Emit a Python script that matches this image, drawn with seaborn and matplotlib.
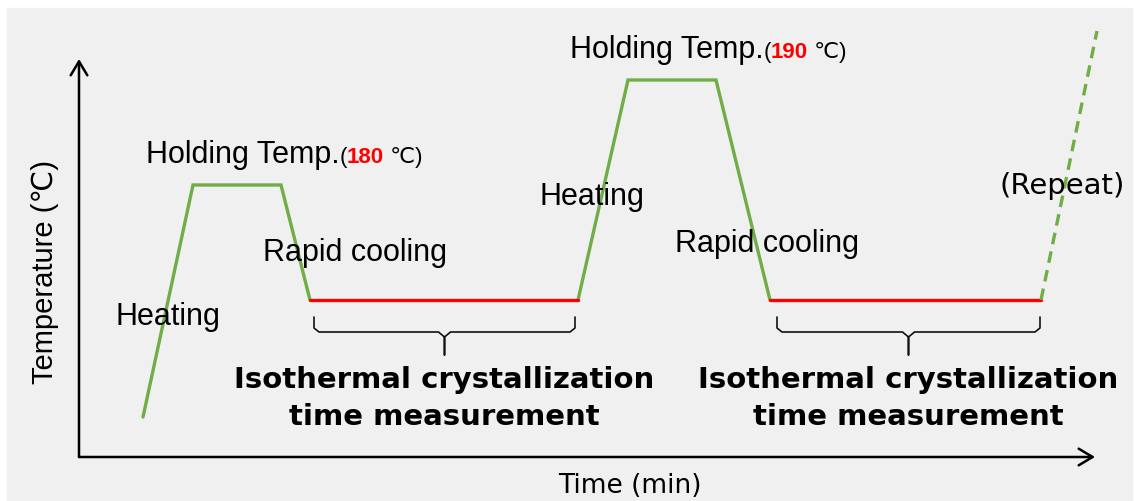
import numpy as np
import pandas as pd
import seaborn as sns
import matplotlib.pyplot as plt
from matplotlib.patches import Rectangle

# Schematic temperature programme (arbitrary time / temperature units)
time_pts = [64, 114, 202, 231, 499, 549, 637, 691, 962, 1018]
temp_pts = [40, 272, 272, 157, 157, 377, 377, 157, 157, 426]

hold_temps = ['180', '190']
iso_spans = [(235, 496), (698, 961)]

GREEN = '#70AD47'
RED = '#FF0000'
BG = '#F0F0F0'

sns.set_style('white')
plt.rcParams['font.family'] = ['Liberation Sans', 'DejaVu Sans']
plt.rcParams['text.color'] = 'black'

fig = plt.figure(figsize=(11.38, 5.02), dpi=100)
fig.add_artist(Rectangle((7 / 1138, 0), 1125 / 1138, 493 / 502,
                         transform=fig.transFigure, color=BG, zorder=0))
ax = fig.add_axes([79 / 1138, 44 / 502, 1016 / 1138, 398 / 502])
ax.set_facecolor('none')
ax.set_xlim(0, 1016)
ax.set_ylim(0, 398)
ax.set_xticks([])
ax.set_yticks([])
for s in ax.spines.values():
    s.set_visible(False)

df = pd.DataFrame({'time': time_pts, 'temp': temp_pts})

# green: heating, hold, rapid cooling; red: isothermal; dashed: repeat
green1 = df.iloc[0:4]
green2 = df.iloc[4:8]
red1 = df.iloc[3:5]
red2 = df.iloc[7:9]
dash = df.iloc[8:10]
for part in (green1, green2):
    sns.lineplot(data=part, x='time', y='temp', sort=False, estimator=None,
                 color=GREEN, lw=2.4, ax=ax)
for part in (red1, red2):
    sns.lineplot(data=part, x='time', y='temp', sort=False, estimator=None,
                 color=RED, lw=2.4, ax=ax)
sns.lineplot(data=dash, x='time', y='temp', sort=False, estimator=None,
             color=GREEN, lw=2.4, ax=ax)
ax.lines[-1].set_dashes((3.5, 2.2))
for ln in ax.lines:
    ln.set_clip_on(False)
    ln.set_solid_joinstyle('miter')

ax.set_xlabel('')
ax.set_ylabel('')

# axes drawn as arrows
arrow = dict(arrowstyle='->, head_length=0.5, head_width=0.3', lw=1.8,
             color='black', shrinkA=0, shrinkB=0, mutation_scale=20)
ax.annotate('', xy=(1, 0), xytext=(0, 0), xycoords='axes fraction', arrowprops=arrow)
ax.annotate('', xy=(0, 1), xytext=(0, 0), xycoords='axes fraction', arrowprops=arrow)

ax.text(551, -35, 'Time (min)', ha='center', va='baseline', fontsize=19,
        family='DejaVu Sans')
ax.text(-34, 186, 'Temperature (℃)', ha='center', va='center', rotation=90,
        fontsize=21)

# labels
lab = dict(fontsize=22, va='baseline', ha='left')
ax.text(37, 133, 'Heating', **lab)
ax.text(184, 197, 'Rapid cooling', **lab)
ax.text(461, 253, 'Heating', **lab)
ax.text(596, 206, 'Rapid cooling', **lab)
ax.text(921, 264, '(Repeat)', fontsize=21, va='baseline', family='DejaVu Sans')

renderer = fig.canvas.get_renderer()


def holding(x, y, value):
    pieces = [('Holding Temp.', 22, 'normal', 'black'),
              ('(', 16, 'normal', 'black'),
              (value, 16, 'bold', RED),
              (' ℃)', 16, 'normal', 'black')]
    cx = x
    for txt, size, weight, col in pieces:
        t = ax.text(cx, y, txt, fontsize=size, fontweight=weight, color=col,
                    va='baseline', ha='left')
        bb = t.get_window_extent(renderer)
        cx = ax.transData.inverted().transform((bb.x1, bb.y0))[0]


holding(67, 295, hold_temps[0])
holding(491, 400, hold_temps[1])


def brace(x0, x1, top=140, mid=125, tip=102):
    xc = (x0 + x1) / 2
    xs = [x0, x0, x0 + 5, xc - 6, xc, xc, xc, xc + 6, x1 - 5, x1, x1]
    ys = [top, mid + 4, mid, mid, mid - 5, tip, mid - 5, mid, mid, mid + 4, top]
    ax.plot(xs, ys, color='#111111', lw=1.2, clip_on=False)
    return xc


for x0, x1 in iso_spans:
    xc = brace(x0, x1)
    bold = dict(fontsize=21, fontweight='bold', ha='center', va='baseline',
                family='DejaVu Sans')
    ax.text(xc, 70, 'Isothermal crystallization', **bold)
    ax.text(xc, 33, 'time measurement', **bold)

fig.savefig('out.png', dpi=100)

----

- [YOUR TASK]:
Quote each line of the listing exactly, but leave the pictures out.

- [FULL RESPONSE]:
Emit a Python script that matches this image, drawn with seaborn and matplotlib.
import numpy as np
import pandas as pd
import seaborn as sns
import matplotlib.pyplot as plt
from matplotlib.patches import Rectangle

# Schematic temperature programme (arbitrary time / temperature units)
time_pts = [64, 114, 202, 231, 499, 549, 637, 691, 962, 1018]
temp_pts = [40, 272, 272, 157, 157, 377, 377, 157, 157, 426]

hold_temps = ['180', '190']
iso_spans = [(235, 496), (698, 961)]

GREEN = '#70AD47'
RED = '#FF0000'
BG = '#F0F0F0'

sns.set_style('white')
plt.rcParams['font.family'] = ['Liberation Sans', 'DejaVu Sans']
plt.rcParams['text.color'] = 'black'

fig = plt.figure(figsize=(11.38, 5.02), dpi=100)
fig.add_artist(Rectangle((7 / 1138, 0), 1125 / 1138, 493 / 502,
                         transform=fig.transFigure, color=BG, zorder=0))
ax = fig.add_axes([79 / 1138, 44 / 502, 1016 / 1138, 398 / 502])
ax.set_facecolor('none')
ax.set_xlim(0, 1016)
ax.set_ylim(0, 398)
ax.set_xticks([])
ax.set_yticks([])
for s in ax.spines.values():
    s.set_visible(False)

df = pd.DataFrame({'time': time_pts, 'temp': temp_pts})

# green: heating, hold, rapid cooling; red: isothermal; dashed: repeat
green1 = df.iloc[0:4]
green2 = df.iloc[4:8]
red1 = df.iloc[3:5]
red2 = df.iloc[7:9]
dash = df.iloc[8:10]
for part in (green1, green2):
    sns.lineplot(data=part, x='time', y='temp', sort=False, estimator=None,
                 color=GREEN, lw=2.4, ax=ax)
for part in (red1, red2):
    sns.lineplot(data=part, x='time', y='temp', sort=False, estimator=None,
                 color=RED, lw=2.4, ax=ax)
sns.lineplot(data=dash, x='time', y='temp', sort=False, estimator=None,
             color=GREEN, lw=2.4, ax=ax)
ax.lines[-1].set_dashes((3.5, 2.2))
for ln in ax.lines:
    ln.set_clip_on(False)
    ln.set_solid_joinstyle('miter')

ax.set_xlabel('')
ax.set_ylabel('')

# axes drawn as arrows
arrow = dict(arrowstyle='->, head_length=0.5, head_width=0.3', lw=1.8,
             color='black', shrinkA=0, shrinkB=0, mutation_scale=20)
ax.annotate('', xy=(1, 0), xytext=(0, 0), xycoords='axes fraction', arrowprops=arrow)
ax.annotate('', xy=(0, 1), xytext=(0, 0), xycoords='axes fraction', arrowprops=arrow)

ax.text(551, -35, 'Time (min)', ha='center', va='baseline', fontsize=19,
        family='DejaVu Sans')
ax.text(-34, 186, 'Temperature (℃)', ha='center', va='center', rotation=90,
        fontsize=21)

# labels
lab = dict(fontsize=22, va='baseline', ha='left')
ax.text(37, 133, 'Heating', **lab)
ax.text(184, 197, 'Rapid cooling', **lab)
ax.text(461, 253, 'Heating', **lab)
ax.text(596, 206, 'Rapid cooling', **lab)
ax.text(921, 264, '(Repeat)', fontsize=21, va='baseline', family='DejaVu Sans')

renderer = fig.canvas.get_renderer()


def holding(x, y, value):
    pieces = [('Holding Temp.', 22, 'normal', 'black'),
              ('(', 16, 'normal', 'black'),
              (value, 16, 'bold', RED),
              (' ℃)', 16, 'normal', 'black')]
    cx = x
    for txt, size, weight, col in pieces:
        t = ax.text(cx, y, txt, fontsize=size, fontweight=weight, color=col,
                    va='baseline', ha='left')
        bb = t.get_window_extent(renderer)
        cx = ax.transData.inverted().transform((bb.x1, bb.y0))[0]


holding(67, 295, hold_temps[0])
holding(491, 400, hold_temps[1])


def brace(x0, x1, top=140, mid=125, tip=102):
    xc = (x0 + x1) / 2
    xs = [x0, x0, x0 + 5, xc - 6, xc, xc, xc, xc + 6, x1 - 5, x1, x1]
    ys = [top, mid + 4, mid, mid, mid - 5, tip, mid - 5, mid, mid, mid + 4, top]
    ax.plot(xs, ys, color='#111111', lw=1.2, clip_on=False)
    return xc


for x0, x1 in iso_spans:
    xc = brace(x0, x1)
    bold = dict(fontsize=21, fontweight='bold', ha='center', va='baseline',
                family='DejaVu Sans')
    ax.text(xc, 70, 'Isothermal crystallization', **bold)
    ax.text(xc, 33, 'time measurement', **bold)

fig.savefig('out.png', dpi=100)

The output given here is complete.